The Foundation’s Head of Research and Development Tara Shine presented on the topic of participation as it relates to Article 6 of the United Nations Framework Convention on Climate Change (UNFCCC).
The Mary Robinson Foundation – Climate Justice was represented at the June 2014 session of climate change negotiations in Bonn when the Foundation’s Head of Research and Development Tara Shine presented on the topic of participation as it relates to Article 6 of the United Nations Framework Convention on Climate Change (UNFCCC).
Dr Shine’s presentation, ‘Listening and Learning: A case study on engaging active participation by grassroots practitioners at an international conference,’ was delivered to delegates on the second day of the latest round of negotiations, which take place from 4 – 15 June 2014.
In her presentation, Dr Shine referred to one of the Principles of Climate Justice: ‘Ensure that Decisions on Climate Change are Participatory, Transparent and Accountable,’ which highlights the importance that the voices of the people most vulnerable to climate change are heard and acted upon. The principle acknowledges how the opportunity to participate in decision-making processes which are fair, accountable, open and corruption-free is essential to climate justice.

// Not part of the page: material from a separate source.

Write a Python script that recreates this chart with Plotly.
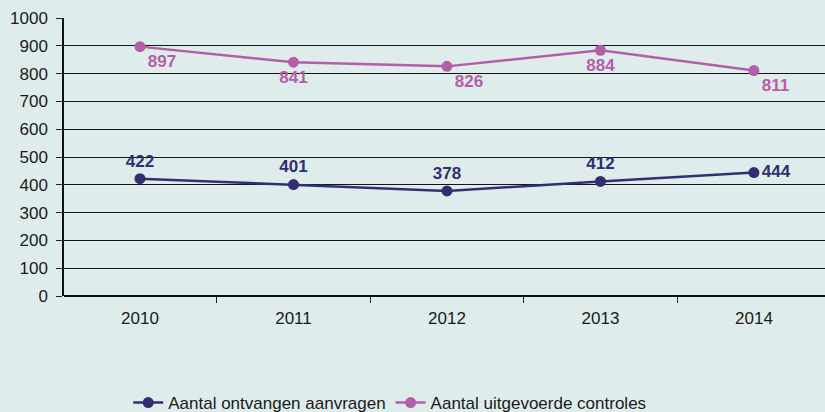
import plotly.graph_objects as go

# data
jaren = ["2010", "2011", "2012", "2013", "2014"]
aanvragen = [422, 401, 378, 412, 444]
controles = [897, 841, 826, 884, 811]

navy = "#332d72"
roze = "#b55ea8"
bg = "#dfecec"

fig = go.Figure()

fig.add_trace(go.Scatter(
    x=jaren, y=aanvragen, name="Aantal ontvangen aanvragen",
    mode="lines+markers+text",
    line=dict(color=navy, width=2.5),
    marker=dict(color=navy, size=11),
    text=[str(v) for v in aanvragen],
    textposition=["top center", "top center", "top center", "top center", "middle right"],
    textfont=dict(family="Liberation Sans, Arial", size=17, color=navy, weight="bold"),
))

fig.add_trace(go.Scatter(
    x=jaren, y=controles, name="Aantal uitgevoerde controles",
    mode="lines+markers+text",
    line=dict(color=roze, width=2.5),
    marker=dict(color=roze, size=11),
    text=[str(v) for v in controles],
    textposition=["bottom right", "bottom center", "bottom right", "bottom center", "bottom right"],
    textfont=dict(family="Liberation Sans, Arial", size=17, color=roze, weight="bold"),
))

fig.update_layout(
    width=825, height=412,
    paper_bgcolor=bg, plot_bgcolor=bg,
    margin=dict(l=64, r=0, t=18, b=116, autoexpand=False),
    font=dict(family="Liberation Sans, Arial", size=17, color="#1a1a1a"),
    showlegend=True,
    legend=dict(orientation="h", x=0.428, xanchor="center", y=-0.385, yanchor="middle",
                font=dict(size=17), tracegroupgap=0),
)

fig.update_xaxes(
    type="category", range=[-0.495, 4.463], tickson="boundaries",
    ticks="outside", ticklen=6, tickcolor="#222",
    showgrid=False, showline=False, zeroline=False,
    tickfont=dict(size=17), ticklabelstandoff=10,
)

fig.update_yaxes(
    range=[0, 1000], dtick=100, tick0=0,
    ticks="outside", ticklen=6, tickcolor="#222",
    showgrid=True, gridcolor="#151515", gridwidth=1,
    showline=True, linecolor="#111", linewidth=1.5,
    zeroline=True, zerolinecolor="#111", zerolinewidth=1.5,
    tickfont=dict(size=17), ticklabelstandoff=5,
)

# body-marge weghalen zodat de figuur het venster precies vult
fig.write_html("out.html", config={"displayModeBar": False},
               post_script="document.body.style.margin='0';")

Following the presentation, a short film was shown which depicted the Hunger • Nutrition • Climate Justice Conference, held in April 2013 and co-hosted by the Foundation and the Government of Ireland. The conference brought global policy makers together with the people their decisions impact the most – representatives of grassroots communities across the world.
Article 6 of the UNFCCC refers to education, training and public awareness in relation to climate change negotiations, stating that Parties to the Convention shall promote and facilitate “Public participation in addressing climate change and its effects and developing adequate responses”.
Hunger • Nutrition • Climate Justice showed how participation can make a difference in bringing about effective solutions to the climate change crisis, while highlighting the devastating human rights impacts which can result from the unpredictable weather shocks caused by climate change – rights such as the right to food, shelter, health, and life. By placing people at the centre, the clearest picture of the crisis facing the world’s most vulnerable emerges.
The June session in Bonn encompasses the fortieth sessions of the Subsidiary Body for Implementation and the Subsidiary Body for Scientific and Technological Advice, as well as the resumed second session of the Ad Hoc Working Group on the Durban Platform for Enhanced Action (ADP).